The –air-gapped option skips the connectivity check to the BCM repos, assuming all the packages are present locally.
Caution
If a package dependency/conflict failure occurs, use the -j option to exclude the problem package. For example, if the libglapi-mesa package is causing a conflict, use the following command:
cm-image create all --arch x86_64 --source /root/bcm-11.0-ubuntu2404.iso --distro ubuntu2404 --air-gapped -j libglapi-mesa
Method 3 — Generate an image with cm-image#
This method will create an image from scratch; however, it still requires an x86 or aarch64 basetar/iso to create the image depending on the image architecture that is to be generated. QEMU emulation is used in all cases where the image architecture is different from the head node architecture. This process can take a long time.
cm-image create all --bootstrap -d ubuntu2404 -a x86_64 (or aarch64)
Created Directories After the Import is Completed#
This is what a working mixed architecture setup should look like:
Example: Mixed architecture (ARM headnode) - default Images
cmsh -c "softwareimage;list"
+-------------------------------+-----------------------------------------------+------------------------+-------+
| Name (key) | Path (key) | Kernel version | Nodes |
+-------------------------------+-----------------------------------------------+------------------------+-------+
| default-image | /cm/images/default-image | 6.8.0-51-generic-64k | 0 |
| default-image-ubuntu2404-x86_64| /cm/images/default-image-ubuntu2404-x86_64 | 6.8.0-51-generic | 0 |
+-------------------------------+-----------------------------------------------+------------------------+-------+
Example: Mixed architecture (ARM headnode) - default Categories
cmsh -c "category;list"
+-------------------------------+------------------------------------+-------+
| Name (key) | Software Image | Nodes |
+-------------------------------+------------------------------------+-------+
| default-ubuntu2404-aarch64 | default-image | 0 |
| default-ubuntu2404-x86_64 | default-image-ubuntu2404-x86_64 | 0 |
| dgx | dgx-image | 0 |
+-------------------------------+------------------------------------+-------+
Example: Mixed architecture (Arm headnode) - /cm/shared
cmsh -c "device use master;fsmounts;list"

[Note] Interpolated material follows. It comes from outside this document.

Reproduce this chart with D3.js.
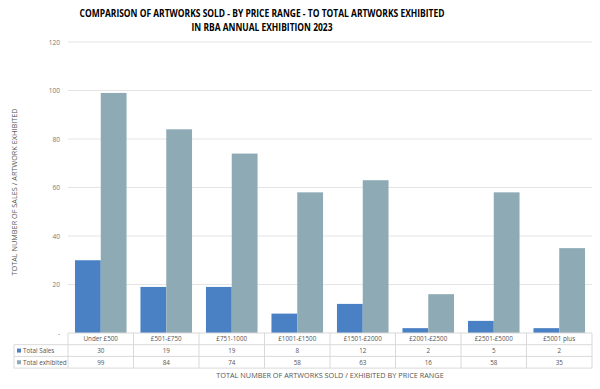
<!DOCTYPE html>
<html>
<head>
<meta charset="utf-8">
<script src="https://d3js.org/d3.v7.min.js"></script>
<style>
  body { margin: 0; background: #fff; }
  text { font-family: "Open Sans", "Liberation Sans", sans-serif; }
</style>
</head>
<body>
<div id="chart"></div>
<script>
// data
const categories = ["Under £500", "£501-£750", "£751-1000", "£1001-£1500", "£1501-£2000", "£2001-£2500", "£2501-£5000", "£5001 plus"];
const totalSales = [30, 19, 19, 8, 12, 2, 5, 2];
const totalExhibited = [99, 84, 74, 58, 63, 16, 58, 35];
const seriesNames = ["Total Sales", "Total exhibited"];
const yTicks = [0, 20, 40, 60, 80, 100, 120];

const colors = ["#4a80c4", "#8eaab4"];
const W = 600, H = 389;
const margin = { top: 42, right: 8, bottom: 56, left: 68 };
const plotW = W - margin.left - margin.right,
      plotH = H - margin.top - margin.bottom;

const svg = d3.select("#chart").append("svg")
  .attr("width", W).attr("height", H);

// title (reference font is narrower, so squeeze to the measured width)
svg.append("text")
  .attr("x", 262).attr("y", 17)
  .attr("text-anchor", "middle")
  .attr("textLength", 365).attr("lengthAdjust", "spacingAndGlyphs")
  .style("font-size", "10.5px").style("font-weight", "bold")
  .text("COMPARISON OF ARTWORKS SOLD - BY PRICE RANGE - TO TOTAL ARTWORKS EXHIBITED");
svg.append("text")
  .attr("x", 262).attr("y", 31)
  .attr("text-anchor", "middle")
  .attr("textLength", 141).attr("lengthAdjust", "spacingAndGlyphs")
  .style("font-size", "10.5px").style("font-weight", "bold")
  .text("IN RBA ANNUAL EXHIBITION 2023");

const g = svg.append("g").attr("transform", `translate(${margin.left},${margin.top})`);

const y = d3.scaleLinear().domain([0, 120]).range([plotH, 0]);
const x0 = d3.scaleBand().domain(categories).range([0, plotW]);
const x1 = d3.scaleBand().domain(seriesNames).range([0, x0.bandwidth()]).paddingOuter(0.27);

// gridlines
g.append("g")
  .selectAll("line").data(yTicks.slice(1)).join("line")
  .attr("x1", 0).attr("x2", plotW)
  .attr("y1", d => y(d)).attr("y2", d => y(d))
  .attr("stroke", "#e4e4e4").attr("stroke-width", 1);

// y tick labels
g.append("g")
  .selectAll("text").data(yTicks).join("text")
  .attr("x", -8).attr("y", d => y(d) + 2.5)
  .attr("text-anchor", "end")
  .attr("fill", "#777")
  .style("font-size", "6.5px")
  .text(d => d === 0 ? "-" : d);

// bars
const series = [totalSales, totalExhibited];
series.forEach((vals, si) => {
  g.append("g").selectAll("rect").data(vals).join("rect")
    .attr("x", (d, i) => x0(categories[i]) + x1(seriesNames[si]))
    .attr("y", d => y(d))
    .attr("width", x1.bandwidth())
    .attr("height", d => plotH - y(d))
    .attr("fill", colors[si]);
});

// data table
const rowH = 11.7;
const tableTop = plotH;
const tbl = g.append("g").attr("transform", `translate(0,${tableTop})`);
const lineColor = "#d9d9d9";
const legendLeft = -54;

// horizontal lines
[0, 1, 2, 3].forEach(r => {
  tbl.append("line")
    .attr("x1", r === 0 ? 0 : legendLeft).attr("x2", plotW)
    .attr("y1", r * rowH).attr("y2", r * rowH)
    .attr("stroke", lineColor);
});
// vertical lines
d3.range(categories.length + 1).forEach(i => {
  tbl.append("line")
    .attr("x1", i * x0.bandwidth()).attr("x2", i * x0.bandwidth())
    .attr("y1", 0).attr("y2", 3 * rowH)
    .attr("stroke", lineColor);
});
tbl.append("line")
  .attr("x1", legendLeft).attr("x2", legendLeft)
  .attr("y1", rowH).attr("y2", 3 * rowH)
  .attr("stroke", lineColor);

// header
tbl.selectAll("text.hdr").data(categories).join("text")
  .attr("class", "hdr")
  .attr("x", d => x0(d) + x0.bandwidth() / 2)
  .attr("y", rowH / 2 + 2.3)
  .attr("text-anchor", "middle")
  .attr("fill", "#555")
  .style("font-size", "6.3px")
  .text(d => d);

series.forEach((vals, si) => {
  const ry = (si + 1) * rowH;
  tbl.append("rect")
    .attr("x", legendLeft + 3).attr("y", ry + rowH / 2 - 2)
    .attr("width", 4).attr("height", 4)
    .attr("fill", colors[si]);
  tbl.append("text")
    .attr("x", legendLeft + 9).attr("y", ry + rowH / 2 + 2.3)
    .attr("fill", "#555")
    .style("font-size", "6.3px")
    .text(seriesNames[si]);
  tbl.selectAll(null).data(vals).join("text")
    .attr("x", (d, i) => x0(categories[i]) + x0.bandwidth() / 2)
    .attr("y", ry + rowH / 2 + 2.3)
    .attr("text-anchor", "middle")
    .attr("fill", "#555")
    .style("font-size", "6.3px")
    .text(d => d);
});

// axis titles
svg.append("text")
  .attr("x", 330).attr("y", 378)
  .attr("text-anchor", "middle")
  .attr("fill", "#555")
  .style("font-size", "7.3px")
  .text("TOTAL NUMBER OF ARTWORKS SOLD / EXHIBITED BY PRICE RANGE");

svg.append("text")
  .attr("transform", "translate(17,192) rotate(-90)")
  .attr("text-anchor", "middle")
  .attr("fill", "#555")
  .style("font-size", "7.3px")
  .text("TOTAL NUMBER OF SALES / ARTWORK EXHIBITED");
</script>
</body>
</html>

+------------------------------------------+-------------------------------------+-----------+
| Device | Mountpoint (key) | Filesystem|
+------------------------------------------+-------------------------------------+-----------+
| 7.241.16.39:/home | /home | nfs |
| 7.241.16.39:/cm_shared/ubuntu2404-x86_64 | /cm/shared-ubuntu2404-x86_64 | nfs |
| 7.241.16.39:/cm_shared/ubuntu2404-aarch64| /cm/shared-ubuntu2404-aarch64 | nfs |
+------------------------------------------+-------------------------------------+-----------+
Note
This mixed architecture configuration may not appear in fsmounts until after HA setup is complete.
Example: Mixed architecture (ARM headnode) - fsexports
Look at fsexports to show that both x86 and aarch64 node-installers are present as well as the /cm/shared directories.
cmsh -c "device use master;fsexports;list"
+-----------------------------------------------+-----------------------------------------------+-----------+-------+-------+----------+
| Name (key) | Path | Network | Hosts | Write | Disabled |
+-----------------------------------------------+-----------------------------------------------+-----------+-------+-------+----------+
| /var/spool/burn@internalnet | /var/spool/burn | internalnet| yes | no | |
| /home@internalnet | /home | internalnet| yes | no | |
| /cm/shared-ubuntu2404-x86_64@internalnet | /cm/shared-ubuntu2404-x86_64 | internalnet| yes | no | |
| /cm/shared-ubuntu2404-aarch64@internalnet | /cm/shared-ubuntu2404-aarch64 | internalnet| yes | no | |
| /cm/node-installer-ubuntu2404-x86_64@internalnet | /cm/node-installer-ubuntu2404-x86_64 | internalnet| no | no | |
| /cm/node-installer-ubuntu2404-x86_64/certificat+ | /cm/node-installer-ubuntu2404-x86_64/certificat+ | internalnet| yes | no | |
| /cm/node-installer-ubuntu2404-aarch64@internaln+ | /cm/node-installer-ubuntu2404-aarch64 | internalnet| no | no | |
| /cm/node-installer-ubuntu2404-aarch64/certifica+ | /cm/node-installer-ubuntu2404-aarch64/certifica+ | internalnet| yes | no | |
+-----------------------------------------------+-----------------------------------------------+-----------+-------+-------+----------+
Note
There will be an fsexports entry for each network that is used for node provisioning.